An update from my previous post about the
digital divide:
First, I should disclose that I am now blogging from a laptop made in the CURRENT CALENDAR YEAR with the Windows 8 and everything. I can't tell you what a difference it makes to be able to run two programs simultaneously, to not have a half hour boot-up time, or to be able to open iTunes without crashing the whole works.
This makes me only more adamant in my witness of the digital divide. Yes, technology is awesome -- I totally get that. But it is simply not accessible to everyone. A friend moved about a half an hour outside of town, and though the neighbors one block over have cable TV and Internet, the cable just doesn't cross the street. The good people at Time Warner Cable said they'd be happy to run a cable out to her house for the low-low price of $20,000. She now waits until she drives into town to check her e-mail at the bookstore cafe on her laptop. Now imagine that you can't afford a laptop and so you are one of the millions of Americans who can only access the Internet in half hour increments at the public library. Doesn't it make you want to lobby your elected officials for a "Rural Internet Act" in the spirit of the "
Rural Electrification Act" that brought the electric light to rural America in the late 1930s? Perhaps some kind of governmental computer upgrade program so that not only would every home have a computer, but one that us up-to-date enough to run the current version of, let's say, iTunes?
Second, I am disturbed by the fundamental misunderstanding of why the technological divide exists. On the
Colbert Report last spring, Google's Eric Schmidt said "In the next few years years 5 Billion people are going to join the 2 billion of us who are already on it." [this is around 3 minutes into the video] He says tht these are the 5 billion people, [like me], who are currently using "dumb phones" in places like "Africa, Asia and the poor parts of America." Apparently we are all going to be converted to smart phones. But Mr. Schmidt does not explain how all of these folks [like me] are going to pay for their data plans. Nor does he explain how we are going to extend cell phone coverage to all those currently un-covered areas [like my friend's house] that are too sparsely populated to seem worth covering by for-profit corporations.

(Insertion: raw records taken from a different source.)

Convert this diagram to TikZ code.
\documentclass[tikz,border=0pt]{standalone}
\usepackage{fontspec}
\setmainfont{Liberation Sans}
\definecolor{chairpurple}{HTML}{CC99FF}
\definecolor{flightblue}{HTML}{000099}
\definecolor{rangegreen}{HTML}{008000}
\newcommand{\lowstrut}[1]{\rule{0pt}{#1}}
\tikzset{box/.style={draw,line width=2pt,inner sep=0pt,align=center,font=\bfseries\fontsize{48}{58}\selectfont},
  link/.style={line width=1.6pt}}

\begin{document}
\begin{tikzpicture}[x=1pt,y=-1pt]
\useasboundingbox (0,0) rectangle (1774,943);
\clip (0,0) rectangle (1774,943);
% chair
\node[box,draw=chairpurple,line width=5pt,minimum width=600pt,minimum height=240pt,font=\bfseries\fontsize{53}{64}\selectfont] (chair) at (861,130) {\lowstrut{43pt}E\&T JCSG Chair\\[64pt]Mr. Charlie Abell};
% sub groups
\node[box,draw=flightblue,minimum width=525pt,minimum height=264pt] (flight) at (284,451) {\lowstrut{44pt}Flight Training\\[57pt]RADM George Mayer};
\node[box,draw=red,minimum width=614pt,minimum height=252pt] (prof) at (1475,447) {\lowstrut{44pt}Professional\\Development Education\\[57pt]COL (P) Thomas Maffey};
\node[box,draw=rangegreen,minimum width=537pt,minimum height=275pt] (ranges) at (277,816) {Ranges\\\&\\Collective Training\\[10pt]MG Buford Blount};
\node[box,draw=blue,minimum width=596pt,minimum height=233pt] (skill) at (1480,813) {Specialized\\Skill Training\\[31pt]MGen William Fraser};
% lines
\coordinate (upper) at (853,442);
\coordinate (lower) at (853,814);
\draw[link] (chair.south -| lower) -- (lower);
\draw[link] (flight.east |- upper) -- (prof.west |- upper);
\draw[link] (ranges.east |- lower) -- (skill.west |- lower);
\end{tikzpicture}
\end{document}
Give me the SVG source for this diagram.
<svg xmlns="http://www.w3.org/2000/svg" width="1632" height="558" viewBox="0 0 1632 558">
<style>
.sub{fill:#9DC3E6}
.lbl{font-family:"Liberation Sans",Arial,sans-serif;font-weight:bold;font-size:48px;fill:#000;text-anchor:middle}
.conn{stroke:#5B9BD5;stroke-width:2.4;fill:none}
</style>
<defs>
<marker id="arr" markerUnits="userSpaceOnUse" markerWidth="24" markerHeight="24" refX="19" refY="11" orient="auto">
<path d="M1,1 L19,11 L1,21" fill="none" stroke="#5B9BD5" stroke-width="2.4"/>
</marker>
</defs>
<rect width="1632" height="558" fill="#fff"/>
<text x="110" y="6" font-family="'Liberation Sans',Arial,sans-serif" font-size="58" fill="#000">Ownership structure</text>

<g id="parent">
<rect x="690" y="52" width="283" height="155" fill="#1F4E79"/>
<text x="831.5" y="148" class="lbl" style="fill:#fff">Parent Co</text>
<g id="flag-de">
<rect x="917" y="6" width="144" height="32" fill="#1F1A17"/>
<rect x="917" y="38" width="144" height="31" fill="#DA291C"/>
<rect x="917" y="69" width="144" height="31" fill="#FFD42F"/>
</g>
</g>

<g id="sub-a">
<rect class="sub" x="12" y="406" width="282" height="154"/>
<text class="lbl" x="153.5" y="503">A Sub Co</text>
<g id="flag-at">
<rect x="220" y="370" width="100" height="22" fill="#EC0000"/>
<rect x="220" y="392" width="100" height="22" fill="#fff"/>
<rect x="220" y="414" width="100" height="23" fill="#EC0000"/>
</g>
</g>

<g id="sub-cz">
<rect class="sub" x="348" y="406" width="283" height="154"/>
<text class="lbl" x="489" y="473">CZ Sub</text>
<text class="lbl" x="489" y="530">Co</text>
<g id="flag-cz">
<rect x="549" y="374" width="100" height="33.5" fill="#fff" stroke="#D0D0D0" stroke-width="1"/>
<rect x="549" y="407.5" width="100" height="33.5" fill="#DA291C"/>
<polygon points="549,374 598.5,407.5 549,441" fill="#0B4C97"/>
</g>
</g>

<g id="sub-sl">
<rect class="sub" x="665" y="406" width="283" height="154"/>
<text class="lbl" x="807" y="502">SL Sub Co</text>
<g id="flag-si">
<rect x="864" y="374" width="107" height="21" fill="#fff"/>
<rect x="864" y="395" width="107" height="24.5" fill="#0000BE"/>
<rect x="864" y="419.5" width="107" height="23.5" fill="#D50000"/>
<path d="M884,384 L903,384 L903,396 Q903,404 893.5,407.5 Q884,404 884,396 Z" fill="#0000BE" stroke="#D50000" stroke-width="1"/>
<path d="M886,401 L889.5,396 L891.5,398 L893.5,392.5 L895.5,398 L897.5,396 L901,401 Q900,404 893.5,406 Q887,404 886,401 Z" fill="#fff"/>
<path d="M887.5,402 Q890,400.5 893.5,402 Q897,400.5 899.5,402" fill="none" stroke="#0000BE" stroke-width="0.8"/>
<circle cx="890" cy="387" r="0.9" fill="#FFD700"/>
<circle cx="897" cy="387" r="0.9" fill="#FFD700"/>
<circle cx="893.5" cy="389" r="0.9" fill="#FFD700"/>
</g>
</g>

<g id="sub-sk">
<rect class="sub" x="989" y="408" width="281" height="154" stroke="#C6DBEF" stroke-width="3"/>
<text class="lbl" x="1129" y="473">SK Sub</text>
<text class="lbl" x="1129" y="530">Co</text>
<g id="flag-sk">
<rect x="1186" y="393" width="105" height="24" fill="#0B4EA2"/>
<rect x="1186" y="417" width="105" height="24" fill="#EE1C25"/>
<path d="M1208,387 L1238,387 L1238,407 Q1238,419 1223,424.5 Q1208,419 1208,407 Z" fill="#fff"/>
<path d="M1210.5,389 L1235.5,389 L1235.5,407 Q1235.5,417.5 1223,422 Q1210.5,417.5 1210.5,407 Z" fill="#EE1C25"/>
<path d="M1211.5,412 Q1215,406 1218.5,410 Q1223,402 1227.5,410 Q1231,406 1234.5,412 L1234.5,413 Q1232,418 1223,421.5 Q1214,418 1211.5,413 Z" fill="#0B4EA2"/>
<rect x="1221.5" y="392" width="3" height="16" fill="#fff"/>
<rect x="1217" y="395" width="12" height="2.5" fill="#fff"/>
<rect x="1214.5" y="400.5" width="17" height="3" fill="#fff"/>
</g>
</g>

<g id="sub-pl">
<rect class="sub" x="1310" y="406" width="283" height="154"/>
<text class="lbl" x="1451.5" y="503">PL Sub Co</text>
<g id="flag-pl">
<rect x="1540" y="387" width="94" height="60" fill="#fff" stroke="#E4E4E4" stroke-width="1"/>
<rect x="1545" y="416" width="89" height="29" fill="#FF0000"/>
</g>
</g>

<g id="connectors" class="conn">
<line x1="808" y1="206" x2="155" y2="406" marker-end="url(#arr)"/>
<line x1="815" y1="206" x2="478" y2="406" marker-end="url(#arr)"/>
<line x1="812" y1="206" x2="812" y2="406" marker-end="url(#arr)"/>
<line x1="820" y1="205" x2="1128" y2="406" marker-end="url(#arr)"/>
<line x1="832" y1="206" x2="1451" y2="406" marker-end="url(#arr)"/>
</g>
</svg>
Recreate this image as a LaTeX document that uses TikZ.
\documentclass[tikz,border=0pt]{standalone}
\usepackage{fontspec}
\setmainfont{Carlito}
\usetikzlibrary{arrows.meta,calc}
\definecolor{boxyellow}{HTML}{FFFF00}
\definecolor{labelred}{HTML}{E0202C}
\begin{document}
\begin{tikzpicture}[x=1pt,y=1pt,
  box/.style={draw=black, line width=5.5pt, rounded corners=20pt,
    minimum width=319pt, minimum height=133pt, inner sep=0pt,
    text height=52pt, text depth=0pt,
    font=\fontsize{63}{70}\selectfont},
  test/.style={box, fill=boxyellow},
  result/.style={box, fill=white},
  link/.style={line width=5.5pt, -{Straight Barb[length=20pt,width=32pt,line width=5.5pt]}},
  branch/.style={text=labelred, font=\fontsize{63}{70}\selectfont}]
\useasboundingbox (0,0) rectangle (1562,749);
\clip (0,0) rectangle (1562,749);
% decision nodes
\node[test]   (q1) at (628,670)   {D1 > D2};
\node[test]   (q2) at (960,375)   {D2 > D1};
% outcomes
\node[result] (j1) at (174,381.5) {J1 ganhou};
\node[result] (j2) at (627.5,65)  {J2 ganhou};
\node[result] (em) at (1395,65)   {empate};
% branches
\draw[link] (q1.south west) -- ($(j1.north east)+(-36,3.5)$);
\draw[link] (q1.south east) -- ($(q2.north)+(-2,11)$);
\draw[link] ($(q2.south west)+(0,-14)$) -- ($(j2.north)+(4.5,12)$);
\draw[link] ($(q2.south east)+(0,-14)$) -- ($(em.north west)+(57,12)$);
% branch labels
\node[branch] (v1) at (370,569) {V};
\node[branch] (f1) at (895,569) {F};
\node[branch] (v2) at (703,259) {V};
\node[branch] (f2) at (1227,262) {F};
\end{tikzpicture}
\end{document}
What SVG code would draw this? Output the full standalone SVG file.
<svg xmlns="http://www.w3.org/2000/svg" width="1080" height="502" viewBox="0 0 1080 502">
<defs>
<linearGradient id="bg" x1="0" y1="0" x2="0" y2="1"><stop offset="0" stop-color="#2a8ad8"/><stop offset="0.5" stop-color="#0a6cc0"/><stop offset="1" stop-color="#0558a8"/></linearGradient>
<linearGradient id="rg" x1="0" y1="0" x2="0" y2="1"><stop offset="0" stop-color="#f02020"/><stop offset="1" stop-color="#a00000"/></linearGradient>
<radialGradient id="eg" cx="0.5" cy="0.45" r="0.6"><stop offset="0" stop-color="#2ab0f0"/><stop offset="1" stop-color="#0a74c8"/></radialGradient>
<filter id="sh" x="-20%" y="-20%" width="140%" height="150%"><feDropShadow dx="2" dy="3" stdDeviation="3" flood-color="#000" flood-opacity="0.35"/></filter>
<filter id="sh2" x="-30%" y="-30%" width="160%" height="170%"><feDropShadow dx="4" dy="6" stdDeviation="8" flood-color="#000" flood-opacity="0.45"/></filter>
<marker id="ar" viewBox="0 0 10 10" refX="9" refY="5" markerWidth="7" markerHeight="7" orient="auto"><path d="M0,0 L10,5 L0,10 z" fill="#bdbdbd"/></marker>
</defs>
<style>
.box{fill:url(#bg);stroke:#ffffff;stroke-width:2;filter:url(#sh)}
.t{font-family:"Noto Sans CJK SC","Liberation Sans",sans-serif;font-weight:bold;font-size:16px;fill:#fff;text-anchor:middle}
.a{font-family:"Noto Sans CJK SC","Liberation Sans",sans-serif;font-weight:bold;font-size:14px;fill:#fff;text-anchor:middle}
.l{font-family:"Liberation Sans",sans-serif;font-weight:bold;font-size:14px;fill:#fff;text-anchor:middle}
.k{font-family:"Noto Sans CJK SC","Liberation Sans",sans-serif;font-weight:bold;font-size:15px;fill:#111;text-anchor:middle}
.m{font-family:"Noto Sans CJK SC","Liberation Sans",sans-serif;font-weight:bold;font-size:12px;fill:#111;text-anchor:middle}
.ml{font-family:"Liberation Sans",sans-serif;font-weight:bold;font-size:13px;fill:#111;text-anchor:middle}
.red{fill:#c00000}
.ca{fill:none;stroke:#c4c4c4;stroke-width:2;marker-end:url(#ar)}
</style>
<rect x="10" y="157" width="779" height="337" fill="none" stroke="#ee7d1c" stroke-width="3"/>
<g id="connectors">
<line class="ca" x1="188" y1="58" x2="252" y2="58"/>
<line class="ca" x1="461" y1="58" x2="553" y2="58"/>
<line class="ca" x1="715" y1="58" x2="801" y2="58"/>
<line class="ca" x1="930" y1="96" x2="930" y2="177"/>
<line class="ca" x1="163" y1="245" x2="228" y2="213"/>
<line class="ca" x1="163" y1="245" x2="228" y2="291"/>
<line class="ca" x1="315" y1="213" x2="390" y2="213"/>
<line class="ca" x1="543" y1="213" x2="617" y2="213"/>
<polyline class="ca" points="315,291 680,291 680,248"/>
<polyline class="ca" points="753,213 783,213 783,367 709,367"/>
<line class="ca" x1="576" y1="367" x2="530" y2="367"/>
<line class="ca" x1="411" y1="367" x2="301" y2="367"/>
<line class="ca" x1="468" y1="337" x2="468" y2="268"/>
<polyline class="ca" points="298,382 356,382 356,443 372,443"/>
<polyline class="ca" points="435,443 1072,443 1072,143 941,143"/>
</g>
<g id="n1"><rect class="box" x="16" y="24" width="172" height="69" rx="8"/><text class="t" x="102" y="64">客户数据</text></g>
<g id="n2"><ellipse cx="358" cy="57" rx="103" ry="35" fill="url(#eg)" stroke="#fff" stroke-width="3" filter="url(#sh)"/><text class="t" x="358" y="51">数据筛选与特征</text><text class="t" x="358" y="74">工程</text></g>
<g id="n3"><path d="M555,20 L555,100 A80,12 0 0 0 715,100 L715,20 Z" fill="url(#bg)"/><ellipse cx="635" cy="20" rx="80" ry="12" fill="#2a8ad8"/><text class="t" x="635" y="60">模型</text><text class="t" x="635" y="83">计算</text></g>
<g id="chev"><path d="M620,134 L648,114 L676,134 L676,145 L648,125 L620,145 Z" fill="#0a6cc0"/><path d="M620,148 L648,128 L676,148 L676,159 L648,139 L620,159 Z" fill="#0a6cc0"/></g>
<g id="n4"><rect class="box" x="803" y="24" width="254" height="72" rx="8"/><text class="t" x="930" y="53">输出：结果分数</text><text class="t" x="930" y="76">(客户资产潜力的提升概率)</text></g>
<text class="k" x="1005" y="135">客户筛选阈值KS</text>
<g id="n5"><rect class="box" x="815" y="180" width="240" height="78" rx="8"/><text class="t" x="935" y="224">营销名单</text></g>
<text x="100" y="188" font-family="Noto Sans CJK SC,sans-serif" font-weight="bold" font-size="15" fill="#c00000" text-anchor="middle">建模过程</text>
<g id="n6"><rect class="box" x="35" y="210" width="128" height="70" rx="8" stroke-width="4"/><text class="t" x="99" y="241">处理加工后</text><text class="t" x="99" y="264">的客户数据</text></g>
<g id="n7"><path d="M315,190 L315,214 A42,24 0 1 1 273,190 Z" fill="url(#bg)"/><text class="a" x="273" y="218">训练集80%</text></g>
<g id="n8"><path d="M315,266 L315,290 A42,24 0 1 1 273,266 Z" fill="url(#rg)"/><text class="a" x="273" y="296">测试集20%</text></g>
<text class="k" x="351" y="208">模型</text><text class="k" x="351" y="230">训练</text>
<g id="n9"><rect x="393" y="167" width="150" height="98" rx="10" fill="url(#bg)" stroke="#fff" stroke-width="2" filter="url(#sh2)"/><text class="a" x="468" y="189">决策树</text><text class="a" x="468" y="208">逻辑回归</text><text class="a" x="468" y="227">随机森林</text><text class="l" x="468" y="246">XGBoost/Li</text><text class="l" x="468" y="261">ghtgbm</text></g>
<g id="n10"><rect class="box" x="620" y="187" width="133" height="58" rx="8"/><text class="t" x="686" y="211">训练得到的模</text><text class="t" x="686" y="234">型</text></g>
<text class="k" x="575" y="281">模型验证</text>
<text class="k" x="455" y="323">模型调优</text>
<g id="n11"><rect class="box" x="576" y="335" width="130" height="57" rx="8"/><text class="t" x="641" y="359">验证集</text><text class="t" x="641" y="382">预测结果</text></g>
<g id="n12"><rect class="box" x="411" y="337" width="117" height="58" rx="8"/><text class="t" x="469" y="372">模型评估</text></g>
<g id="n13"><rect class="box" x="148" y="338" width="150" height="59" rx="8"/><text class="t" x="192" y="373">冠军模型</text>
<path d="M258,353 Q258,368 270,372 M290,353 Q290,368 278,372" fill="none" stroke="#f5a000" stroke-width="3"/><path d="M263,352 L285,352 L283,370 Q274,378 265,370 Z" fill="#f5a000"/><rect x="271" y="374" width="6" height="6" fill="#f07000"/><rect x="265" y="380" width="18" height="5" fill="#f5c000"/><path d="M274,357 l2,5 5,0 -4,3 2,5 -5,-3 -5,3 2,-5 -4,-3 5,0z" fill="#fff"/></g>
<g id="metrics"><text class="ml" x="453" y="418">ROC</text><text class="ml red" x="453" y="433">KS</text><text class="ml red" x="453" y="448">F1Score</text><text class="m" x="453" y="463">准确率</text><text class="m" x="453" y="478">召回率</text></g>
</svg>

I also recommend that Mr. Schmidt check his math -- there are only a total of 7 billion people in the world today, and though in fact 6 million of us do have a cell phone of some kind, Mr. Schmidt's math is off by a billion people who have no cell phone of any kind. I don't think we can assume they are all going to be part of the internet comunity "in the next few years."
It reminds me of the green revolution back in the 70s. We were going to radically change our agricultural practices so that we could fight hunger around the globe. Recently a World Bank report showed that it is actually not a lack of food that creates global hunger, but a lack of money to pay for said food. According to the
United Nations, there are 870 million chronically hungry people in the world today. 2.5 billion people lack
access to proper sanitation. If we can't even get food and clean water to all 7 billion people in the world, how on earth do we think we are going to get each and every one of them a smart phone? It feels a little like Marie Antoinette's admonition to "let them eat cake."